Consider the listing below. Extract exactly the lines from the line containing "Output the web" to the line containing "var yTicks = [0, 20, 40, 60, 80, 100];", both included.

_Material provided:_

* * *

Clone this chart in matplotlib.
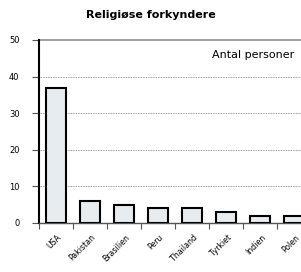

* * *

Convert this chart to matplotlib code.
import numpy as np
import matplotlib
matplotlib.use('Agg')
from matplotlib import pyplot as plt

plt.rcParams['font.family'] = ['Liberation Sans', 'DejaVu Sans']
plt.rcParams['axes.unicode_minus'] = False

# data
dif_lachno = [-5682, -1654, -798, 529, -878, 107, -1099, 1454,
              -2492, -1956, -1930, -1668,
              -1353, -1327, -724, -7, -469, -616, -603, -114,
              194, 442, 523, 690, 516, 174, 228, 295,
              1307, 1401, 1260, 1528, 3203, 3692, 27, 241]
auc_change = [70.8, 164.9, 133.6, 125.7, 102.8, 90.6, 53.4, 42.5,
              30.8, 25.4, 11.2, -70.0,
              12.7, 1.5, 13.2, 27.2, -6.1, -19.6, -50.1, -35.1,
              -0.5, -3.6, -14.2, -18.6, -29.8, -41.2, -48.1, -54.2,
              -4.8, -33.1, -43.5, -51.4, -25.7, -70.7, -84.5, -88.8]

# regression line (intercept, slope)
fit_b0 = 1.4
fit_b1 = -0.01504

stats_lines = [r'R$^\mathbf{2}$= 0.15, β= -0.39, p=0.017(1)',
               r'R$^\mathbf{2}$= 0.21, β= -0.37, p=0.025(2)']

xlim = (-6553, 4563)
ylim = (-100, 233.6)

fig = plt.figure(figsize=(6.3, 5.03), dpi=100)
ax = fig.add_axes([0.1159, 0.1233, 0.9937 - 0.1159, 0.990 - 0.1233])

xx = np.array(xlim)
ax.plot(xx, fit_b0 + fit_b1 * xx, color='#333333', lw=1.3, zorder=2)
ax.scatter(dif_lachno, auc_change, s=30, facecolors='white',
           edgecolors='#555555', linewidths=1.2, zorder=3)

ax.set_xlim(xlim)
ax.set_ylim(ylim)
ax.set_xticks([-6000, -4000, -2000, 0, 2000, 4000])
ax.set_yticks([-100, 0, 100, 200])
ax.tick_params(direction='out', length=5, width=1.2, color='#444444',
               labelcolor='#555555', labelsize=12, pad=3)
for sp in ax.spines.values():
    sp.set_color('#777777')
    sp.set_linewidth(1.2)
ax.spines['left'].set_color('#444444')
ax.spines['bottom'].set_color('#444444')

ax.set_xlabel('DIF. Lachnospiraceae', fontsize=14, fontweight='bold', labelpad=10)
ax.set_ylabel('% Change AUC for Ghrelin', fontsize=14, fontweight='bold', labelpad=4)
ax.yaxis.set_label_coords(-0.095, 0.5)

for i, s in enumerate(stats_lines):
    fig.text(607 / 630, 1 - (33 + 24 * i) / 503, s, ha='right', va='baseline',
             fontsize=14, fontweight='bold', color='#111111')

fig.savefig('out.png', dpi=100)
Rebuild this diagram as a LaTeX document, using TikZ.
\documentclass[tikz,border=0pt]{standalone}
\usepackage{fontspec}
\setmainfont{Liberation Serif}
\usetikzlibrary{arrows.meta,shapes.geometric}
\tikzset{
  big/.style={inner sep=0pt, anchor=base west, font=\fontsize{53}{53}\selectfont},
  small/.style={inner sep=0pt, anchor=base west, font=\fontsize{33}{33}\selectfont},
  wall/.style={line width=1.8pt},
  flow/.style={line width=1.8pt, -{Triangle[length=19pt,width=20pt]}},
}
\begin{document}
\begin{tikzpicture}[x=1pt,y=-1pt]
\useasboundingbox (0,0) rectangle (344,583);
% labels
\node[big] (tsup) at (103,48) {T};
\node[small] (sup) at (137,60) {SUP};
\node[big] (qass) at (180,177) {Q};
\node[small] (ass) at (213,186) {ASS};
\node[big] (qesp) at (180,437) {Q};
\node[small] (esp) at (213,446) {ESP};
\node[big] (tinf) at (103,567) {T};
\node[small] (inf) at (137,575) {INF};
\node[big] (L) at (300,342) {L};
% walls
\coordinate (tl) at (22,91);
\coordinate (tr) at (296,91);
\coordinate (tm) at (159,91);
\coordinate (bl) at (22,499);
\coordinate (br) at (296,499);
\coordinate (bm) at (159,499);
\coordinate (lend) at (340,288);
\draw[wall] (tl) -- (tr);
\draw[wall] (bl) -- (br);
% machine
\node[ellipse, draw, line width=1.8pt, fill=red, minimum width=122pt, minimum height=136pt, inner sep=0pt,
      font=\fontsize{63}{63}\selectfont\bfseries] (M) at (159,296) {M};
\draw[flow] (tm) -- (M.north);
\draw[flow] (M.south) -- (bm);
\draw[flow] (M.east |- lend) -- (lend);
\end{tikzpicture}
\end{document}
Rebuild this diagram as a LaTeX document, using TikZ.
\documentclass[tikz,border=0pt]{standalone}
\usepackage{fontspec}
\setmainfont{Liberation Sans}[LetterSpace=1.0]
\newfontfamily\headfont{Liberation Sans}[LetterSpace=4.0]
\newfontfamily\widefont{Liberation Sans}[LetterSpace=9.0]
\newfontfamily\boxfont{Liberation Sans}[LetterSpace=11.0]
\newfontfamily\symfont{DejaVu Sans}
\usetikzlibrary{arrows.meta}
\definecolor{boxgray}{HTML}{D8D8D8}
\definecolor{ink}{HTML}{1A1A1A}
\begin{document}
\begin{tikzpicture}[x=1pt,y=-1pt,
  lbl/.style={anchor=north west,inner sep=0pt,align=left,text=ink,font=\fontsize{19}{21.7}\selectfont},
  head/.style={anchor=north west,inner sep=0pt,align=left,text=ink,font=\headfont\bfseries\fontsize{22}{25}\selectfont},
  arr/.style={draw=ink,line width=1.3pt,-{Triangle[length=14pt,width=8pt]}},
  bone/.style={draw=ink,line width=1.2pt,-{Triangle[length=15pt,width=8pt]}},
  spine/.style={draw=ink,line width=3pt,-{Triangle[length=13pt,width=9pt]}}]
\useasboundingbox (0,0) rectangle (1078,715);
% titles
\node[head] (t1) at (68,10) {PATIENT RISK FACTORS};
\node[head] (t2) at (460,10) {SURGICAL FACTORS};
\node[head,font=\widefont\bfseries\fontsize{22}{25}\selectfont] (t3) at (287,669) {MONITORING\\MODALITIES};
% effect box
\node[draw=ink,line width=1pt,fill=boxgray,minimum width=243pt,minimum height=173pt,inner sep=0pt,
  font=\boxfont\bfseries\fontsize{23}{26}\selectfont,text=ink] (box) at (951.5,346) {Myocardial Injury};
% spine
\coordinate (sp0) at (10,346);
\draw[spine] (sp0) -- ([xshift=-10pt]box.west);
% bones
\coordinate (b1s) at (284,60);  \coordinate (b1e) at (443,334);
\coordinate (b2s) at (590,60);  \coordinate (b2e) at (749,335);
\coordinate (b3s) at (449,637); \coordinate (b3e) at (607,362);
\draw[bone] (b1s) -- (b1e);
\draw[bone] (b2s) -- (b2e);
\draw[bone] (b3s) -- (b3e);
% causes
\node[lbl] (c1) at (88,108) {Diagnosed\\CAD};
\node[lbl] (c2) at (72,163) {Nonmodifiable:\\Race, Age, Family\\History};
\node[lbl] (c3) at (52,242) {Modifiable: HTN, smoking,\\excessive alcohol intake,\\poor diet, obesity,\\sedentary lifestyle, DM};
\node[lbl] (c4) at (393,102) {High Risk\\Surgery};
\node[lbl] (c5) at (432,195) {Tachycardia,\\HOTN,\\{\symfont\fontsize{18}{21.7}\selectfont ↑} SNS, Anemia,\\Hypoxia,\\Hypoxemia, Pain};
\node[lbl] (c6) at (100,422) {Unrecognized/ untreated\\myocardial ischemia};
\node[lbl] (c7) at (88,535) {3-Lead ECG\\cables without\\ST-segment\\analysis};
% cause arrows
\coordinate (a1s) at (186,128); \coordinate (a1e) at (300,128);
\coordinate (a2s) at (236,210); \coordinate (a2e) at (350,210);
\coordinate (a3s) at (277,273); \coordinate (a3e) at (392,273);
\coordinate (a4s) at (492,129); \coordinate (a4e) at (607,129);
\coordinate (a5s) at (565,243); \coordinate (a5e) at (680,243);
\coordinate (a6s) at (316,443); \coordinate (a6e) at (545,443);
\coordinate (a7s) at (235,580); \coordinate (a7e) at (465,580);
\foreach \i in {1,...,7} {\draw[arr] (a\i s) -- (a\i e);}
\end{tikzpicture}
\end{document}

* * *

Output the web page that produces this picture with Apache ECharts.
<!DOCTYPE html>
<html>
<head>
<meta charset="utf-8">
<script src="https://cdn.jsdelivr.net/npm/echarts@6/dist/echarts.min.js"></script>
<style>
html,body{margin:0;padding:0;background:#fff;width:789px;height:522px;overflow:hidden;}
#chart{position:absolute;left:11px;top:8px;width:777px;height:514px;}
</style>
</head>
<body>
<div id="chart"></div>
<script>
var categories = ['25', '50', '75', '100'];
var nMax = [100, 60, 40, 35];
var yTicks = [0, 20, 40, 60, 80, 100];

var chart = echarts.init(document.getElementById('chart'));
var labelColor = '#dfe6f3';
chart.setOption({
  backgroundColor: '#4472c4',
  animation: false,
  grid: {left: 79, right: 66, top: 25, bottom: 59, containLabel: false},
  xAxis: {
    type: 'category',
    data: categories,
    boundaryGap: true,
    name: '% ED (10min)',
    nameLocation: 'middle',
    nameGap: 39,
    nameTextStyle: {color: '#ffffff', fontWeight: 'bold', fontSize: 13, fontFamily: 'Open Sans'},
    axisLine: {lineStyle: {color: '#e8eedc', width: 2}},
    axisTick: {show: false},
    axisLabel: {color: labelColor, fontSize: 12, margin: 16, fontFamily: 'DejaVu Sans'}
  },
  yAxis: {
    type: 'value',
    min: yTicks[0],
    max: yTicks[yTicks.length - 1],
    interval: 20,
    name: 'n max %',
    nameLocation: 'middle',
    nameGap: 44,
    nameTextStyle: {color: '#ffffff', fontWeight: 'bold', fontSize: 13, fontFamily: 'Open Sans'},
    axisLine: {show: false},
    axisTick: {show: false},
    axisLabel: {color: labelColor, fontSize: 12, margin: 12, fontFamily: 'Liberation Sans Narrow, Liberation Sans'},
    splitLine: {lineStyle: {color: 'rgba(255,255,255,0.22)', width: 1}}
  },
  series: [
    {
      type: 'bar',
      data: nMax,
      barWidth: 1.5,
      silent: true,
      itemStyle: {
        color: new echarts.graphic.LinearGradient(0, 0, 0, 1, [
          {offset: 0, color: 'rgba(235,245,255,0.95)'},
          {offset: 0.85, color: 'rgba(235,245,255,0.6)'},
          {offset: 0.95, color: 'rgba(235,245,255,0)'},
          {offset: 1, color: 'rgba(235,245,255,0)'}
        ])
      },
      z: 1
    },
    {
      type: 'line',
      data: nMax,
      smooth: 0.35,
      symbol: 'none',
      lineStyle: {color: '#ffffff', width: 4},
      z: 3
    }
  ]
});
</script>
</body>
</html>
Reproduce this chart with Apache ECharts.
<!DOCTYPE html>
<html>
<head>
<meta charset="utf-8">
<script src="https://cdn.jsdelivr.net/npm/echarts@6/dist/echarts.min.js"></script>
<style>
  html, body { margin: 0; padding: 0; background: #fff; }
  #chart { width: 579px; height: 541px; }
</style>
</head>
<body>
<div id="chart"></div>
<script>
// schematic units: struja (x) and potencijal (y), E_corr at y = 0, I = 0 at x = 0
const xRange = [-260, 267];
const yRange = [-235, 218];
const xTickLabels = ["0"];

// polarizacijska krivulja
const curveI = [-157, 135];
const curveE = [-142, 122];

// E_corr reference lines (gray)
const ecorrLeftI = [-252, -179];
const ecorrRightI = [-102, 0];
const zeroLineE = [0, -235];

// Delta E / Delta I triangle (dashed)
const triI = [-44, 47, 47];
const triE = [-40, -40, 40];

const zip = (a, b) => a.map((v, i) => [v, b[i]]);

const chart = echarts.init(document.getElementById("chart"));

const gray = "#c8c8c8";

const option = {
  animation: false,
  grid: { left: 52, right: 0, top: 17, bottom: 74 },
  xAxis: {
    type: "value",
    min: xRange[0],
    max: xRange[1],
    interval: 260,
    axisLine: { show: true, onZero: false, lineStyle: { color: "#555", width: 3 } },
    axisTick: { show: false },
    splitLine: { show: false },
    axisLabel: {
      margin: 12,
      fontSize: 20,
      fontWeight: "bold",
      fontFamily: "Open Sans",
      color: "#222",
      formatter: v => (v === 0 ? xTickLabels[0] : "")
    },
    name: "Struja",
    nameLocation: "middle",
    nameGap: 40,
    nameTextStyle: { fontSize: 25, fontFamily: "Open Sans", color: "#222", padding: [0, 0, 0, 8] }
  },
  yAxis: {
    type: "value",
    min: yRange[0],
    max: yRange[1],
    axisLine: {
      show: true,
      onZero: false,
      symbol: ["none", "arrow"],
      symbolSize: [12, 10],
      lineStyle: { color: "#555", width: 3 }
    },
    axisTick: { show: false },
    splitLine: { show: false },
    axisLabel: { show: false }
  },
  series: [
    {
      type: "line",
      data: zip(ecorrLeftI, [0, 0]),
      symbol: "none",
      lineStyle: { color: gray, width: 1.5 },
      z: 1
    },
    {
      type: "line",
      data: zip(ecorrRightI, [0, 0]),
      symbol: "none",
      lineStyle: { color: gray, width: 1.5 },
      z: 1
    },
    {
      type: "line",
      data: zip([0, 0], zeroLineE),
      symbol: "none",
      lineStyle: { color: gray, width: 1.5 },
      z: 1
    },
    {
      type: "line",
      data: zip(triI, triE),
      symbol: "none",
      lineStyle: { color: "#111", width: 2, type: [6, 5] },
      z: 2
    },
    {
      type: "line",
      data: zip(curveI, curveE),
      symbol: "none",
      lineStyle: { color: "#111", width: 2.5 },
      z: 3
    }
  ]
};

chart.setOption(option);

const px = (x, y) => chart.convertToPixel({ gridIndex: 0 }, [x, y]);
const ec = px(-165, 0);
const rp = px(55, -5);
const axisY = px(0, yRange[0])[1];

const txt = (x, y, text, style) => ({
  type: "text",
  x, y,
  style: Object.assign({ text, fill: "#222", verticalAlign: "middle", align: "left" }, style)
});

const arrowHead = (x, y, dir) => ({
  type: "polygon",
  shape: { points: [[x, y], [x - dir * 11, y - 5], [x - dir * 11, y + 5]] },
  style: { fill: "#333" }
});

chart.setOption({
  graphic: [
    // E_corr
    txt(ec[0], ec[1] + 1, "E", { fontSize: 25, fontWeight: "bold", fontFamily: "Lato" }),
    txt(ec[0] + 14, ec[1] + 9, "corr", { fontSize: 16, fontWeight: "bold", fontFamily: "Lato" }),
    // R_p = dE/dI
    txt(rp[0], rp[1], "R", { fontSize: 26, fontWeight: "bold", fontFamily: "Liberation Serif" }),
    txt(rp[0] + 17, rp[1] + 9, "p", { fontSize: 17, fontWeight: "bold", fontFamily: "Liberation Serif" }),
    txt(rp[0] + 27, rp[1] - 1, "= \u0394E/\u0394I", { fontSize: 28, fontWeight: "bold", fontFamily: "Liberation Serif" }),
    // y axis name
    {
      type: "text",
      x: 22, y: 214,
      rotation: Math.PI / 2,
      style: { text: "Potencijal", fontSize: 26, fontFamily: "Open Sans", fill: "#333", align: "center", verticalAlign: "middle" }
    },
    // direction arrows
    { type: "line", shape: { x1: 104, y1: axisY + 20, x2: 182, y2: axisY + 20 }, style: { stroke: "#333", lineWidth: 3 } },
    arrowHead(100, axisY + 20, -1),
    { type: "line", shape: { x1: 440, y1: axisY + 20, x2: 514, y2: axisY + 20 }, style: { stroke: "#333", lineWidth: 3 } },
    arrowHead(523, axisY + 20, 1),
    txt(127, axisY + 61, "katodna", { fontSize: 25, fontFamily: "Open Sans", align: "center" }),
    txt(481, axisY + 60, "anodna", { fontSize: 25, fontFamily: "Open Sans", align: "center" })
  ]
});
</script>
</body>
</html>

* * *

_Response:_
Output the web page that produces this picture with Apache ECharts.
<!DOCTYPE html>
<html>
<head>
<meta charset="utf-8">
<script src="https://cdn.jsdelivr.net/npm/echarts@6/dist/echarts.min.js"></script>
<style>
html,body{margin:0;padding:0;background:#fff;width:789px;height:522px;overflow:hidden;}
#chart{position:absolute;left:11px;top:8px;width:777px;height:514px;}
</style>
</head>
<body>
<div id="chart"></div>
<script>
var categories = ['25', '50', '75', '100'];
var nMax = [100, 60, 40, 35];
var yTicks = [0, 20, 40, 60, 80, 100];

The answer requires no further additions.